NASA has participated in six NEO impact exercises so far: three at Planetary Defense Conferences (2013, 2015, 2017) and three jointly with the Federal Emergency Management Agency (FEMA). The three NASA-FEMA exercises included representatives of several other federal agencies, including the Departments of Defense and State. Each exercise builds on lessons learned in the previous exercise. These exercises have shown that emergency management officials aren’t focused on the scientific details regarding the asteroid, but on more practical concerns.

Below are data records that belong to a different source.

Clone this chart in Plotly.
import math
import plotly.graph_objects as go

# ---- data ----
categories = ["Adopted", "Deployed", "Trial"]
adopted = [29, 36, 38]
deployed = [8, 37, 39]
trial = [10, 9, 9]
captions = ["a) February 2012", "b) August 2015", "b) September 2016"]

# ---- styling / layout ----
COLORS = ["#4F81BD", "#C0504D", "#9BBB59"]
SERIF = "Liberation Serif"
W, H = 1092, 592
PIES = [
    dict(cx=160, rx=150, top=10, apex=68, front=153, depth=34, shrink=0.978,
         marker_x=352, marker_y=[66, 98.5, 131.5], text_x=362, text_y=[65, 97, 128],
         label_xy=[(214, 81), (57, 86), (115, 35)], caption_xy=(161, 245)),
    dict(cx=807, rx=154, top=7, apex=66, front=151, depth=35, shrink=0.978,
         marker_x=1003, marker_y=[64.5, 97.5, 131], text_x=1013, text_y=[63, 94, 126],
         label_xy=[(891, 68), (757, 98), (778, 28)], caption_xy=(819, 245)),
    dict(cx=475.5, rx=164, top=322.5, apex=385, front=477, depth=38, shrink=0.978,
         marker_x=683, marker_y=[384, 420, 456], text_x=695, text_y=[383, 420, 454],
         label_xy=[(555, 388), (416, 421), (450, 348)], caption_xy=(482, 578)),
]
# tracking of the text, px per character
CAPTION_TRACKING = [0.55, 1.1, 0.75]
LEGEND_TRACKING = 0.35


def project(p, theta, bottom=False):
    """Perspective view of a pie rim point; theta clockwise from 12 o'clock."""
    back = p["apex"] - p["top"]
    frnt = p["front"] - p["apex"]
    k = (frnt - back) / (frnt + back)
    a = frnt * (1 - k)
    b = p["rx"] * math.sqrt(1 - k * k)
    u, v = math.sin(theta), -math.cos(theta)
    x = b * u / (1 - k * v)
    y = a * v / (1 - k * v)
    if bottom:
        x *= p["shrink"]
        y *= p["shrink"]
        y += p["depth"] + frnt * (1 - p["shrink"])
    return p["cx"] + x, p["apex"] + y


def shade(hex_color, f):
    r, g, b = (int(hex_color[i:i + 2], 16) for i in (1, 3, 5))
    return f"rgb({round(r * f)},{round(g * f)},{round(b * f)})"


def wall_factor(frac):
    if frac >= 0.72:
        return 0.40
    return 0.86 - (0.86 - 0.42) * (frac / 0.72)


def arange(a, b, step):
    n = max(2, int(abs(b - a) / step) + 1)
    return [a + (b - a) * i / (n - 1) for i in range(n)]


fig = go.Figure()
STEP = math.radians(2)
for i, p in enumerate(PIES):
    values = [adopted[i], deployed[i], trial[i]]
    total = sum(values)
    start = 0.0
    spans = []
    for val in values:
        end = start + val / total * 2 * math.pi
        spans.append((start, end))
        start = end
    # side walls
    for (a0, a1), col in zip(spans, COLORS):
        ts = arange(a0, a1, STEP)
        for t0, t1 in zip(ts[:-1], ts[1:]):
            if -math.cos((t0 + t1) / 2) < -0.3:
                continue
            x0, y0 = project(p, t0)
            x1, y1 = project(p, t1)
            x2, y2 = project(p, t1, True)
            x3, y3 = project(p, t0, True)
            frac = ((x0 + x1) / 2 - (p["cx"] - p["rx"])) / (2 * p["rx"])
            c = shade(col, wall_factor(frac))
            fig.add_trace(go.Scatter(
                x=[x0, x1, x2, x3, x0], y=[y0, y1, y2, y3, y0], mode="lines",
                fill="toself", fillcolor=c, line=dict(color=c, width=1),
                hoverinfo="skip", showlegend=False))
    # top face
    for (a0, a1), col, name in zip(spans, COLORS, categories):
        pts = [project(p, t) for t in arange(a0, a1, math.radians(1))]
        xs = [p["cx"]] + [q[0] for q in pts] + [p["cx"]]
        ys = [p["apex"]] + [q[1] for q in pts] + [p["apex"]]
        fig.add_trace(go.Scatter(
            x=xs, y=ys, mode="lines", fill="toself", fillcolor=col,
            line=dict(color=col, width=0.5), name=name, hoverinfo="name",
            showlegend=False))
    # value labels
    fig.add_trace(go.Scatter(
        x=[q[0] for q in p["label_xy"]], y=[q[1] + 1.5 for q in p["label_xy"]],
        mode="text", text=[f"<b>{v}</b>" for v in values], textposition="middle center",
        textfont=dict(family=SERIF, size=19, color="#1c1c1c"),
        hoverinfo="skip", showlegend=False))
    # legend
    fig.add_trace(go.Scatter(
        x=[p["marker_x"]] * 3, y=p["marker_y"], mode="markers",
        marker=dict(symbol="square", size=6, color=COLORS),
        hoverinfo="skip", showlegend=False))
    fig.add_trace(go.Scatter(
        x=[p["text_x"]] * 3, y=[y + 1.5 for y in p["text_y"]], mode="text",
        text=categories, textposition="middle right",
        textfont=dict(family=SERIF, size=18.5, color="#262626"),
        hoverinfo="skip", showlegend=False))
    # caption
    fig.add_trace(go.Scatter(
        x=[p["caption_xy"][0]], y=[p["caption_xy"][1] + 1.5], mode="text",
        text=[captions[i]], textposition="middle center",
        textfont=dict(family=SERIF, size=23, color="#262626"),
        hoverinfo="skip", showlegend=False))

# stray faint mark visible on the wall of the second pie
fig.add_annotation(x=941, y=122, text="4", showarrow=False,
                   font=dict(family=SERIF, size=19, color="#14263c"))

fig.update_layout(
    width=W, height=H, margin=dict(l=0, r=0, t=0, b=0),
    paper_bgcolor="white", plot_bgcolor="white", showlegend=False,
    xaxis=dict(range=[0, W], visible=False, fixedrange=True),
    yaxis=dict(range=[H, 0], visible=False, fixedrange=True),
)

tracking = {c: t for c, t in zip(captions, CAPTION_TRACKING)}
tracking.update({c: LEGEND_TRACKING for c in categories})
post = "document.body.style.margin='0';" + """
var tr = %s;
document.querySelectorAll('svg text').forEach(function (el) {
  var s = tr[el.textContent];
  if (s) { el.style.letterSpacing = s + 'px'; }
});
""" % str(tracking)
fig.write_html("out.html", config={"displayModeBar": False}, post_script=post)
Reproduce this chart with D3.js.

“What emergency managers want to know is when, where and how an asteroid would impact, and the type and extent of damage that could occur,” said Leviticus Lewis of the Response Operations Division for FEMA.
However, NASA is a bit concerned with this approach. It’s those ‘scientific details’ that determine the outcome of an impact. So, while they’re working on developing new methods to determine asteroid characteristics, they also want to engage the public in these tabletop exercises to raise awareness of the hazards posed by NEOs.
“NASA and FEMA will continue to conduct periodic exercises with a continually widening community of U.S. government agencies and international partners,” said Johnson. “They are a great way for us to learn how to work together and meet each other’s needs and the objectives laid out in the White House National NEO Preparedness Action Plan.”